What do you think of the quality of the components and artwork?
King of New York has loud, colorful, cartoony artwork that suits the “Giant Monster Destroying the City” aesthetic very nicely. Everything just pops, and it’s very fun to look at. Importantly, the cardboard pieces are all thick and durable, and they feel great to handle while playing. The dice are large and chunky, which makes them fun to roll.
What is the core mechanic?
In King of New York, your monster occupies a New York neighborhood, with the goal of entering and staying in Manhattan so you can rack up points. You roll the 6 dice each turn and then resolve the effects, which include punching other monsters, healing damage, and collecting energy to buy powers. You can win by either reaching 20 points (often gathered by controlling Manhattan) or by destroying all the other monsters.
It’s a bit like King of the Hill meets Yahtzee.
Is the game fiddly (ie, is there a lot of manipulating pieces/math that slows the game down)?
There’s not a lot to mess with here, aside from the initial setup. Each neighborhood has three stacks of buildings that can be destroyed for bonuses during the carnage. Other than that, the most you’re doing is rolling dice. Decisions tend to be very simple, so the game plays quite quickly.
Are the mechanics fun?
I like King of New York a lot. It takes the Yahtzee concept (roll the dice, reroll ones you don’t want) and turns it into a deeper strategy game that is lighthearted and fast paced. You have a few ways of scoring points that can get you to victory, so even if it seems like there are only two ways to win, there are quite a few strategies that enable it.
How many players does it support?
King of New York can play up to 6 players.
How many players are best for the game?
In my opinion, 4 players feels the most balanced. You can handle it beyond 4, but you have to tweak the rules a little bit. Mainly, two monsters can be in Manhattan at once, which can change things up quite a bit. With too many people, it can take a while to get back to your turn, and you’re usually not doing very much on other players’ turns.
Would you want to play this game next week?
Yes, King of New York is not very long, and the strategies and cards are quite varied. It gives it a lot of replay value.
How expensive is the game?
King of New York has an MSRP of $50, which is a little steep. If your group likes this type of game, then it’s well worth the money. You can also get it on Amazon right now for around $33, which feels like a steal to me. You’ll get many hours out of King of New York.
What do you want people to know about this game?
The original King of Tokyo had a few really neat expansions that added new monsters and then made your choice of monster more interesting. In the original game, all the monsters are identical except for how they look, with no special powers or anything. The expansions provided special add-ins for characters. No such thing has been announced for King of New York yet, but I’m hopeful for the future of this game.
Who do you think would most enjoy this game?

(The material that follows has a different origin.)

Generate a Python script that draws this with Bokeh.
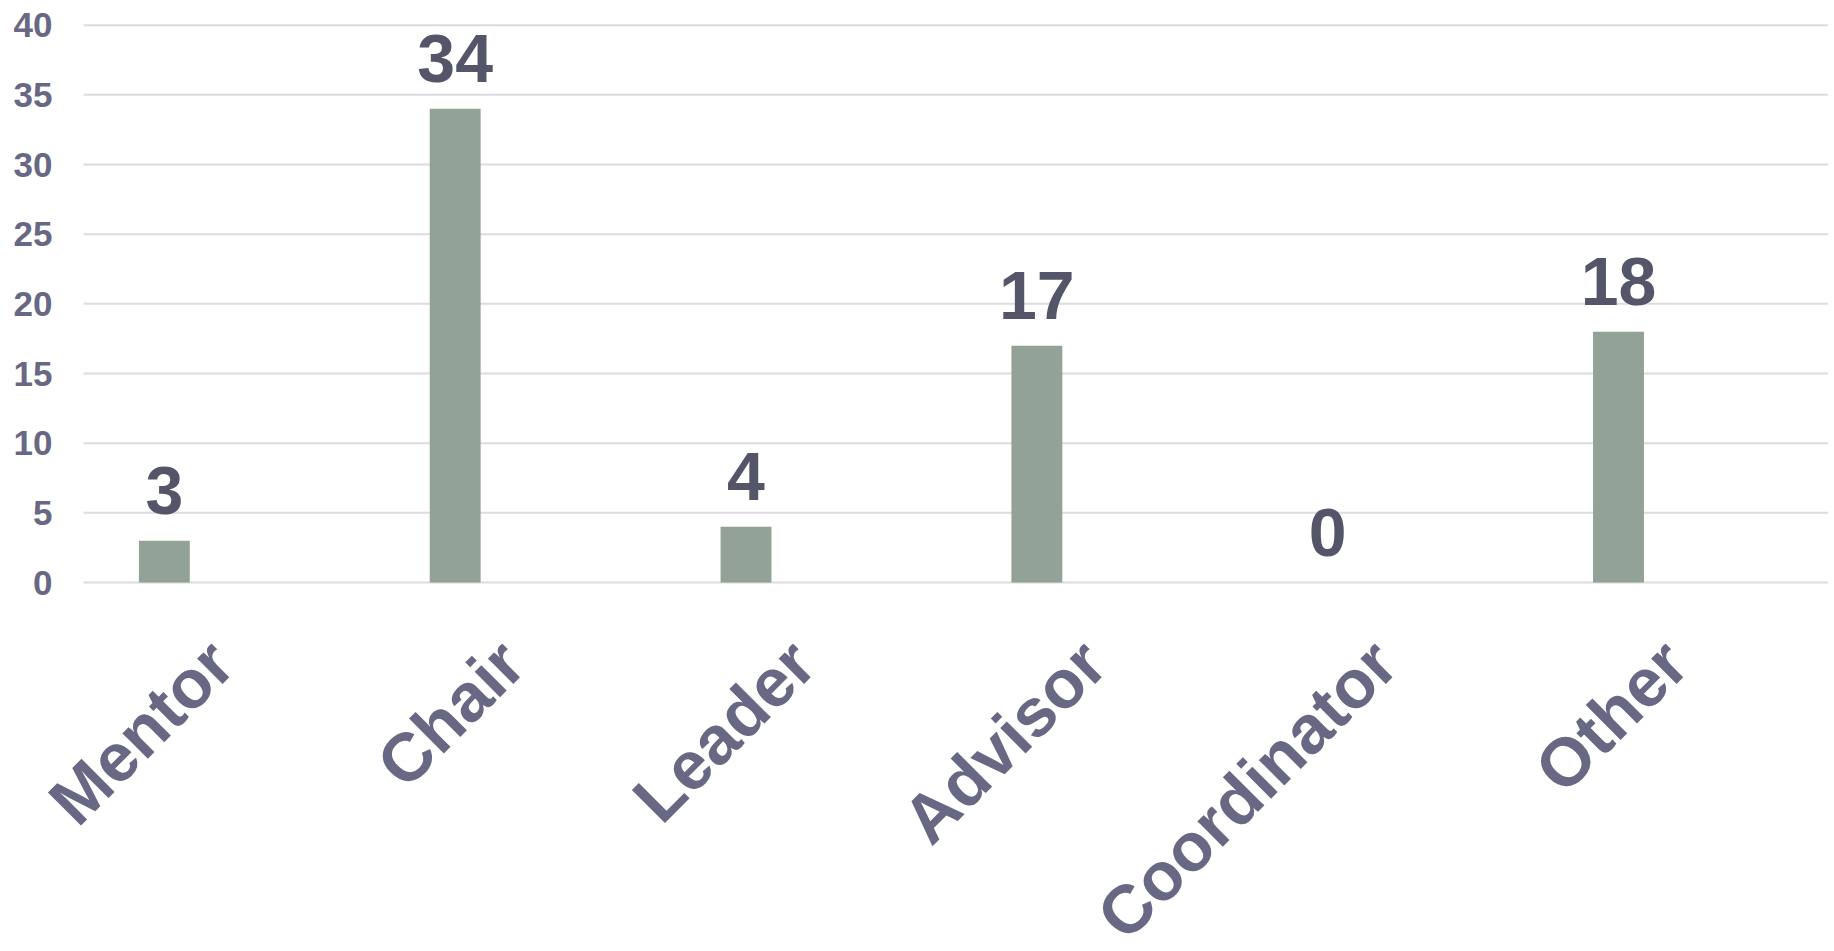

Anybody who is a fan of Godzilla or other Kaiju-style movies will get a kick out of this game. There are very few board games out there that simulate a “duke-it-out” style while also creating havoc in a major city. It offers very simple mechanics with some deeper strategic concepts (Which powers do I buy? Which borough do I go to? Which buildings should I destroy?). Therefore, this game is one that’s easy for almost anyone to get into, I’ve found.